◆ Written problem:
Copy out the material below in full, but not its images.

◇ ◇ ◇ ◇

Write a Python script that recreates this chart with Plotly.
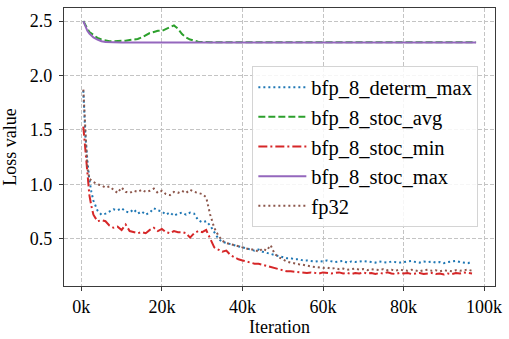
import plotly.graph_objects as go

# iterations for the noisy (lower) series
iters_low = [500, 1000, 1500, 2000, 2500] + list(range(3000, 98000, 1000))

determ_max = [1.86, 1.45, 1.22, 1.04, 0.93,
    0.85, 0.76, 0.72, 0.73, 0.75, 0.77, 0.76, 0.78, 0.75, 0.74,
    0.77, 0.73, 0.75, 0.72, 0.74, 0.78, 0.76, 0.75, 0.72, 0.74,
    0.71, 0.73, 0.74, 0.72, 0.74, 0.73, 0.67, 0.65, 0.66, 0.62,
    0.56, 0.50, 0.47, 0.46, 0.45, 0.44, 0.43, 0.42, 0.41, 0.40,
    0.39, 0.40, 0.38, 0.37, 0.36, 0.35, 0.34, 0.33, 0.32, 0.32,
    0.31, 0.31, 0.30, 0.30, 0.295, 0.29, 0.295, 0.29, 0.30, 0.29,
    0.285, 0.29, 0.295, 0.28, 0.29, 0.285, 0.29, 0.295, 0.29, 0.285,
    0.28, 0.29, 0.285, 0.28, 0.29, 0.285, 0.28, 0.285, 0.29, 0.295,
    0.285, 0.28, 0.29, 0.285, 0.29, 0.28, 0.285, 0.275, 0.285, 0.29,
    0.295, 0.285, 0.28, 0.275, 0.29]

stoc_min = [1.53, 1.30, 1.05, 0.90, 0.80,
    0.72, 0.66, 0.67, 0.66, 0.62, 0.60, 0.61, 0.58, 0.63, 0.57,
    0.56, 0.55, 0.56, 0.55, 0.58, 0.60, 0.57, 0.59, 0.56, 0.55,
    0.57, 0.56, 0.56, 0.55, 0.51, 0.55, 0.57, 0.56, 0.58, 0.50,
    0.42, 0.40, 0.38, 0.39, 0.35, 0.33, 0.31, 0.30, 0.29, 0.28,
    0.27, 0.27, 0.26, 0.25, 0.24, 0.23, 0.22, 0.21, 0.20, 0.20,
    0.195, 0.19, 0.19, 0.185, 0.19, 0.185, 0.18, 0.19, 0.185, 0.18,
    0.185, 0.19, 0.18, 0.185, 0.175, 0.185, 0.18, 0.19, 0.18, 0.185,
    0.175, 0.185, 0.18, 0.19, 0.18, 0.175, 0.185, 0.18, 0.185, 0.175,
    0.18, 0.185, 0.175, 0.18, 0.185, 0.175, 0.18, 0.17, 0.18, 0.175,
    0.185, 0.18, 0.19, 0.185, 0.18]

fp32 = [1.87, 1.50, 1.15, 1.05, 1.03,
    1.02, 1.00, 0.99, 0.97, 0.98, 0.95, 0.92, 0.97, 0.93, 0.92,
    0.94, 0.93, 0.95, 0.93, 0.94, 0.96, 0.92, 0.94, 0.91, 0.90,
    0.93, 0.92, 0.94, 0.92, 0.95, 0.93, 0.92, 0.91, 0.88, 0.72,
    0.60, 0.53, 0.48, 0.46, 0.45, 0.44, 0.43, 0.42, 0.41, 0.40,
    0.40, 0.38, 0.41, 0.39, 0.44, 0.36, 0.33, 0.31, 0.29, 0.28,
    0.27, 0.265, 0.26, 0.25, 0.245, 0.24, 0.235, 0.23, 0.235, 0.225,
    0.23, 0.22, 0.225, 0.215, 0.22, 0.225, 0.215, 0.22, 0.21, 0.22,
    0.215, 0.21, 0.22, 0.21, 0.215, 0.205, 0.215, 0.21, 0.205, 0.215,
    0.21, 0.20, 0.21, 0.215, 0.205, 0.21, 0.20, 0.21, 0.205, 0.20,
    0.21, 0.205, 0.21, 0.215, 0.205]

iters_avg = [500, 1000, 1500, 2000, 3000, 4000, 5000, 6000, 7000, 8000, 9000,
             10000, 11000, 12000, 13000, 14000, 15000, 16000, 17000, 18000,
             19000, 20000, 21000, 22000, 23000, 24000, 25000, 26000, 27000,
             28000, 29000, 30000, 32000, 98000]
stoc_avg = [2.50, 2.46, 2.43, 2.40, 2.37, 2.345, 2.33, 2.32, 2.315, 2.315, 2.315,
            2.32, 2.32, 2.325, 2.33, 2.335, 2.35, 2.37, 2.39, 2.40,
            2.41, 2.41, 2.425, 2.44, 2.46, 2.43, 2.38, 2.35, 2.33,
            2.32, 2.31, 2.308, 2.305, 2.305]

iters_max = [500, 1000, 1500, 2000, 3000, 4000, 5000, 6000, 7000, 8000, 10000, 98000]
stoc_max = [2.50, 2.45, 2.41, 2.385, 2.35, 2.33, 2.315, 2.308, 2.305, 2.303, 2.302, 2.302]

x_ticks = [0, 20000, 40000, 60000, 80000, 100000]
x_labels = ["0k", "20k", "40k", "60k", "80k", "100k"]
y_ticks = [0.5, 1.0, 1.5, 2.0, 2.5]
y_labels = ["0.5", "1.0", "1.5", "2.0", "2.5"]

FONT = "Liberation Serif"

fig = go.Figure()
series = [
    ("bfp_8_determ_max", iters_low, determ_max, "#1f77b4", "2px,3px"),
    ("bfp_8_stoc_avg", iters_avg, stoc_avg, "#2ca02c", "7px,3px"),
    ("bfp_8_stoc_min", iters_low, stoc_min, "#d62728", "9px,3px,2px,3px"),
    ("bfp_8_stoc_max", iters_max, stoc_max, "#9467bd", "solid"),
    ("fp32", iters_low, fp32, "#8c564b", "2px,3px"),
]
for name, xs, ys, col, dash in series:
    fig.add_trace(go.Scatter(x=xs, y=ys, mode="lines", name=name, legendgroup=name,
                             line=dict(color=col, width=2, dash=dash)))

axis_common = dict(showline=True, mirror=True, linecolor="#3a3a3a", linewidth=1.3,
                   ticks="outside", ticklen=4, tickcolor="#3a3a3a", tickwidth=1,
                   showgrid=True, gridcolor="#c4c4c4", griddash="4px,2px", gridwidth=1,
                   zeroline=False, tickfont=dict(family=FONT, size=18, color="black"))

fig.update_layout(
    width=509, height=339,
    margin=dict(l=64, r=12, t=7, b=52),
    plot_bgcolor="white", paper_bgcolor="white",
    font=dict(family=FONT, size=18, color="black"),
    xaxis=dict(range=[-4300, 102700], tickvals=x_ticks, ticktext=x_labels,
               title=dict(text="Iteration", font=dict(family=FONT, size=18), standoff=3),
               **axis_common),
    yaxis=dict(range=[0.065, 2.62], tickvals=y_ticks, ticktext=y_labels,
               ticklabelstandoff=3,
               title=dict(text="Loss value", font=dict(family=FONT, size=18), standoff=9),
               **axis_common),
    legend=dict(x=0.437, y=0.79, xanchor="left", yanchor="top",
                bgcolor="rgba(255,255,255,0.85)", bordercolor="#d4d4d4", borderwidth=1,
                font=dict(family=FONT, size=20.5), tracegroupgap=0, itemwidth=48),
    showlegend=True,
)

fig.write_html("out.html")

◇ ◇ ◇ ◇

◆ Solution to the exercise:
Write a Python script that recreates this chart with Plotly.
import plotly.graph_objects as go

# iterations for the noisy (lower) series
iters_low = [500, 1000, 1500, 2000, 2500] + list(range(3000, 98000, 1000))

determ_max = [1.86, 1.45, 1.22, 1.04, 0.93,
    0.85, 0.76, 0.72, 0.73, 0.75, 0.77, 0.76, 0.78, 0.75, 0.74,
    0.77, 0.73, 0.75, 0.72, 0.74, 0.78, 0.76, 0.75, 0.72, 0.74,
    0.71, 0.73, 0.74, 0.72, 0.74, 0.73, 0.67, 0.65, 0.66, 0.62,
    0.56, 0.50, 0.47, 0.46, 0.45, 0.44, 0.43, 0.42, 0.41, 0.40,
    0.39, 0.40, 0.38, 0.37, 0.36, 0.35, 0.34, 0.33, 0.32, 0.32,
    0.31, 0.31, 0.30, 0.30, 0.295, 0.29, 0.295, 0.29, 0.30, 0.29,
    0.285, 0.29, 0.295, 0.28, 0.29, 0.285, 0.29, 0.295, 0.29, 0.285,
    0.28, 0.29, 0.285, 0.28, 0.29, 0.285, 0.28, 0.285, 0.29, 0.295,
    0.285, 0.28, 0.29, 0.285, 0.29, 0.28, 0.285, 0.275, 0.285, 0.29,
    0.295, 0.285, 0.28, 0.275, 0.29]

stoc_min = [1.53, 1.30, 1.05, 0.90, 0.80,
    0.72, 0.66, 0.67, 0.66, 0.62, 0.60, 0.61, 0.58, 0.63, 0.57,
    0.56, 0.55, 0.56, 0.55, 0.58, 0.60, 0.57, 0.59, 0.56, 0.55,
    0.57, 0.56, 0.56, 0.55, 0.51, 0.55, 0.57, 0.56, 0.58, 0.50,
    0.42, 0.40, 0.38, 0.39, 0.35, 0.33, 0.31, 0.30, 0.29, 0.28,
    0.27, 0.27, 0.26, 0.25, 0.24, 0.23, 0.22, 0.21, 0.20, 0.20,
    0.195, 0.19, 0.19, 0.185, 0.19, 0.185, 0.18, 0.19, 0.185, 0.18,
    0.185, 0.19, 0.18, 0.185, 0.175, 0.185, 0.18, 0.19, 0.18, 0.185,
    0.175, 0.185, 0.18, 0.19, 0.18, 0.175, 0.185, 0.18, 0.185, 0.175,
    0.18, 0.185, 0.175, 0.18, 0.185, 0.175, 0.18, 0.17, 0.18, 0.175,
    0.185, 0.18, 0.19, 0.185, 0.18]

fp32 = [1.87, 1.50, 1.15, 1.05, 1.03,
    1.02, 1.00, 0.99, 0.97, 0.98, 0.95, 0.92, 0.97, 0.93, 0.92,
    0.94, 0.93, 0.95, 0.93, 0.94, 0.96, 0.92, 0.94, 0.91, 0.90,
    0.93, 0.92, 0.94, 0.92, 0.95, 0.93, 0.92, 0.91, 0.88, 0.72,
    0.60, 0.53, 0.48, 0.46, 0.45, 0.44, 0.43, 0.42, 0.41, 0.40,
    0.40, 0.38, 0.41, 0.39, 0.44, 0.36, 0.33, 0.31, 0.29, 0.28,
    0.27, 0.265, 0.26, 0.25, 0.245, 0.24, 0.235, 0.23, 0.235, 0.225,
    0.23, 0.22, 0.225, 0.215, 0.22, 0.225, 0.215, 0.22, 0.21, 0.22,
    0.215, 0.21, 0.22, 0.21, 0.215, 0.205, 0.215, 0.21, 0.205, 0.215,
    0.21, 0.20, 0.21, 0.215, 0.205, 0.21, 0.20, 0.21, 0.205, 0.20,
    0.21, 0.205, 0.21, 0.215, 0.205]

iters_avg = [500, 1000, 1500, 2000, 3000, 4000, 5000, 6000, 7000, 8000, 9000,
             10000, 11000, 12000, 13000, 14000, 15000, 16000, 17000, 18000,
             19000, 20000, 21000, 22000, 23000, 24000, 25000, 26000, 27000,
             28000, 29000, 30000, 32000, 98000]
stoc_avg = [2.50, 2.46, 2.43, 2.40, 2.37, 2.345, 2.33, 2.32, 2.315, 2.315, 2.315,
            2.32, 2.32, 2.325, 2.33, 2.335, 2.35, 2.37, 2.39, 2.40,
            2.41, 2.41, 2.425, 2.44, 2.46, 2.43, 2.38, 2.35, 2.33,
            2.32, 2.31, 2.308, 2.305, 2.305]

iters_max = [500, 1000, 1500, 2000, 3000, 4000, 5000, 6000, 7000, 8000, 10000, 98000]
stoc_max = [2.50, 2.45, 2.41, 2.385, 2.35, 2.33, 2.315, 2.308, 2.305, 2.303, 2.302, 2.302]

x_ticks = [0, 20000, 40000, 60000, 80000, 100000]
x_labels = ["0k", "20k", "40k", "60k", "80k", "100k"]
y_ticks = [0.5, 1.0, 1.5, 2.0, 2.5]
y_labels = ["0.5", "1.0", "1.5", "2.0", "2.5"]

FONT = "Liberation Serif"

fig = go.Figure()
series = [
    ("bfp_8_determ_max", iters_low, determ_max, "#1f77b4", "2px,3px"),
    ("bfp_8_stoc_avg", iters_avg, stoc_avg, "#2ca02c", "7px,3px"),
    ("bfp_8_stoc_min", iters_low, stoc_min, "#d62728", "9px,3px,2px,3px"),
    ("bfp_8_stoc_max", iters_max, stoc_max, "#9467bd", "solid"),
    ("fp32", iters_low, fp32, "#8c564b", "2px,3px"),
]
for name, xs, ys, col, dash in series:
    fig.add_trace(go.Scatter(x=xs, y=ys, mode="lines", name=name, legendgroup=name,
                             line=dict(color=col, width=2, dash=dash)))

axis_common = dict(showline=True, mirror=True, linecolor="#3a3a3a", linewidth=1.3,
                   ticks="outside", ticklen=4, tickcolor="#3a3a3a", tickwidth=1,
                   showgrid=True, gridcolor="#c4c4c4", griddash="4px,2px", gridwidth=1,
                   zeroline=False, tickfont=dict(family=FONT, size=18, color="black"))

fig.update_layout(
    width=509, height=339,
    margin=dict(l=64, r=12, t=7, b=52),
    plot_bgcolor="white", paper_bgcolor="white",
    font=dict(family=FONT, size=18, color="black"),
    xaxis=dict(range=[-4300, 102700], tickvals=x_ticks, ticktext=x_labels,
               title=dict(text="Iteration", font=dict(family=FONT, size=18), standoff=3),
               **axis_common),
    yaxis=dict(range=[0.065, 2.62], tickvals=y_ticks, ticktext=y_labels,
               ticklabelstandoff=3,
               title=dict(text="Loss value", font=dict(family=FONT, size=18), standoff=9),
               **axis_common),
    legend=dict(x=0.437, y=0.79, xanchor="left", yanchor="top",
                bgcolor="rgba(255,255,255,0.85)", bordercolor="#d4d4d4", borderwidth=1,
                font=dict(family=FONT, size=20.5), tracegroupgap=0, itemwidth=48),
    showlegend=True,
)

fig.write_html("out.html")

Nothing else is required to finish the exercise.